# Data provided start

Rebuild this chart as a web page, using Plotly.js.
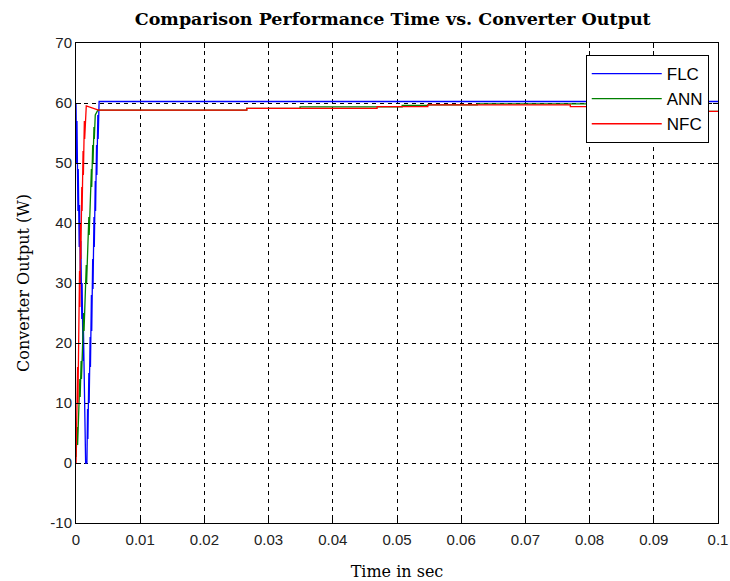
<!DOCTYPE html>
<html>
<head>
<meta charset="utf-8">
<script src="https://cdn.plot.ly/plotly-3.0.1.min.js"></script>
<style>html,body{margin:0;padding:0;background:#fff;}#chart{width:730px;height:581px;}</style>
</head>
<body>
<div id="chart"></div>
<script>
// FLC series (time in s, output in W)
var flcTime = [0, 0.0001, 0.00015, 0.0003, 0.00035, 0.0005, 0.00055, 0.0007, 0.00075, 0.0009, 0.00095, 0.0011, 0.00115, 0.0013, 0.00135, 0.0015, 0.0017, 0.0018, 0.00185, 0.002, 0.00205, 0.0022, 0.00225, 0.0024, 0.00245, 0.0026, 0.00265, 0.0028, 0.00285, 0.003, 0.00305, 0.0032, 0.00325, 0.0034, 0.00345, 0.0036, 0.1];
var flcOut  = [60, 50, 57, 42, 49, 36, 43, 30, 37, 24, 30, 17, 23, 9, 14, 0, 0, 9, 4, 15, 10, 21, 16, 28, 22, 34, 29, 41, 36, 47, 42, 53, 48, 58, 54, 60.25, 60.25];

// ANN series
var annTime = [0, 0.0002, 0.00025, 0.0004, 0.00045, 0.0006, 0.00065, 0.0008, 0.00085, 0.001, 0.00105, 0.0012, 0.00125, 0.0014, 0.00145, 0.0016, 0.00165, 0.0018, 0.00185, 0.002, 0.00205, 0.0022, 0.00225, 0.0024, 0.00245, 0.0026, 0.00265, 0.0028, 0.00285, 0.003, 0.0034, 0.0266, 0.0266, 0.0349, 0.0349, 0.0508, 0.0508, 0.0548, 0.0548, 0.0625, 0.0625, 0.09, 0.09, 0.1];
var annOut  = [1, 6, 3, 10, 7, 14, 11, 17, 14, 21, 18, 25, 22, 29, 26, 33, 30, 37, 34, 41, 38, 45, 42, 49, 46, 53, 50, 56, 54, 58, 58.8, 58.8, 59.1, 59.1, 59.35, 59.35, 59.6, 59.6, 59.7, 59.7, 59.85, 59.85, 58.6, 58.6];

// NFC series
var nfcTime = [0, 0.0001, 0.00015, 0.00025, 0.0003, 0.0004, 0.00045, 0.00055, 0.0006, 0.0007, 0.00075, 0.0009, 0.00095, 0.0011, 0.00115, 0.0013, 0.00135, 0.0016, 0.0035, 0.0266, 0.0266, 0.0469, 0.0469, 0.0548, 0.0548, 0.077, 0.077, 0.09, 0.09, 0.1];
var nfcOut  = [0, 10, 4, 16, 10, 24, 18, 32, 26, 40, 34, 46, 42, 52, 48, 57, 54, 59.5, 58.8, 58.8, 59.1, 59.1, 59.4, 59.4, 59.7, 59.7, 59.4, 59.4, 58.6, 58.6];

var seriesNames = ['FLC', 'ANN', 'NFC'];
var xTicks = [0, 0.01, 0.02, 0.03, 0.04, 0.05, 0.06, 0.07, 0.08, 0.09, 0.1];
var xTickText = ['0', '0.01', '0.02', '0.03', '0.04', '0.05', '0.06', '0.07', '0.08', '0.09', '0.1'];
var yTicks = [-10, 0, 10, 20, 30, 40, 50, 60, 70];
var yTickText = ['-10', '0', '10', '20', '30', '40', '50', '60', '70'];

var traces = [
  {x: flcTime, y: flcOut, name: seriesNames[0], type: 'scatter', mode: 'lines', line: {color: '#0000ff', width: 1.3}},
  {x: annTime, y: annOut, name: seriesNames[1], type: 'scatter', mode: 'lines', line: {color: '#008000', width: 1.3}},
  {x: nfcTime, y: nfcOut, name: seriesNames[2], type: 'scatter', mode: 'lines', line: {color: '#ff0000', width: 1.3}}
];

var axisCommon = {
  showline: true, linecolor: '#000', linewidth: 1, mirror: 'ticks',
  ticks: 'inside', ticklen: 5, tickcolor: '#000',
  showgrid: true, gridcolor: '#000', gridwidth: 1, griddash: '4px,4px',
  zeroline: false,
  tickfont: {family: 'Liberation Sans, Arial, sans-serif', size: 15, color: '#222'}
};

var layout = {
  width: 730, height: 581,
  margin: {l: 76, r: 12, t: 43, b: 58},
  paper_bgcolor: '#fff', plot_bgcolor: '#fff',
  showlegend: true,
  title: {text: 'Comparison Performance Time vs. Converter Output', x: 0.538, xanchor: 'center', y: 0.978, yanchor: 'top',
          font: {family: 'DejaVu Serif, serif', size: 17.5, color: '#000', weight: 'bold'}},
  xaxis: Object.assign({}, axisCommon, {
    range: [0, 0.1], tickvals: xTicks, ticktext: xTickText, ticklabelstandoff: 3,
    title: {text: 'Time in sec', font: {family: 'DejaVu Serif, serif', size: 16, color: '#000'}, standoff: 20}
  }),
  yaxis: Object.assign({}, axisCommon, {
    range: [-10, 70], tickvals: yTicks, ticktext: yTickText,
    title: {text: 'Converter Output (W)', font: {family: 'DejaVu Serif, serif', size: 16, color: '#000'}, standoff: 16}
  }),
  legend: {x: 0.794, y: 0.975, xanchor: 'left', yanchor: 'top', bgcolor: '#fff', bordercolor: '#000', borderwidth: 1,
           itemwidth: 70,
           font: {family: 'Liberation Sans, Arial, sans-serif', size: 17, color: '#000'}, tracegroupgap: 0}
};

Plotly.newPlot('chart', traces, layout, {displayModeBar: false, staticPlot: true});
</script>
</body>
</html>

# Data provided end

> **What is needed**
Everything from the first line to the line with "59.4, 58.6, 58.6];" must be repeated exactly, and nothing else. Leave the pictures out.

> **Task solution**
Rebuild this chart as a web page, using Plotly.js.
<!DOCTYPE html>
<html>
<head>
<meta charset="utf-8">
<script src="https://cdn.plot.ly/plotly-3.0.1.min.js"></script>
<style>html,body{margin:0;padding:0;background:#fff;}#chart{width:730px;height:581px;}</style>
</head>
<body>
<div id="chart"></div>
<script>
// FLC series (time in s, output in W)
var flcTime = [0, 0.0001, 0.00015, 0.0003, 0.00035, 0.0005, 0.00055, 0.0007, 0.00075, 0.0009, 0.00095, 0.0011, 0.00115, 0.0013, 0.00135, 0.0015, 0.0017, 0.0018, 0.00185, 0.002, 0.00205, 0.0022, 0.00225, 0.0024, 0.00245, 0.0026, 0.00265, 0.0028, 0.00285, 0.003, 0.00305, 0.0032, 0.00325, 0.0034, 0.00345, 0.0036, 0.1];
var flcOut  = [60, 50, 57, 42, 49, 36, 43, 30, 37, 24, 30, 17, 23, 9, 14, 0, 0, 9, 4, 15, 10, 21, 16, 28, 22, 34, 29, 41, 36, 47, 42, 53, 48, 58, 54, 60.25, 60.25];

// ANN series
var annTime = [0, 0.0002, 0.00025, 0.0004, 0.00045, 0.0006, 0.00065, 0.0008, 0.00085, 0.001, 0.00105, 0.0012, 0.00125, 0.0014, 0.00145, 0.0016, 0.00165, 0.0018, 0.00185, 0.002, 0.00205, 0.0022, 0.00225, 0.0024, 0.00245, 0.0026, 0.00265, 0.0028, 0.00285, 0.003, 0.0034, 0.0266, 0.0266, 0.0349, 0.0349, 0.0508, 0.0508, 0.0548, 0.0548, 0.0625, 0.0625, 0.09, 0.09, 0.1];
var annOut  = [1, 6, 3, 10, 7, 14, 11, 17, 14, 21, 18, 25, 22, 29, 26, 33, 30, 37, 34, 41, 38, 45, 42, 49, 46, 53, 50, 56, 54, 58, 58.8, 58.8, 59.1, 59.1, 59.35, 59.35, 59.6, 59.6, 59.7, 59.7, 59.85, 59.85, 58.6, 58.6];

// NFC series
var nfcTime = [0, 0.0001, 0.00015, 0.00025, 0.0003, 0.0004, 0.00045, 0.00055, 0.0006, 0.0007, 0.00075, 0.0009, 0.00095, 0.0011, 0.00115, 0.0013, 0.00135, 0.0016, 0.0035, 0.0266, 0.0266, 0.0469, 0.0469, 0.0548, 0.0548, 0.077, 0.077, 0.09, 0.09, 0.1];
var nfcOut  = [0, 10, 4, 16, 10, 24, 18, 32, 26, 40, 34, 46, 42, 52, 48, 57, 54, 59.5, 58.8, 58.8, 59.1, 59.1, 59.4, 59.4, 59.7, 59.7, 59.4, 59.4, 58.6, 58.6];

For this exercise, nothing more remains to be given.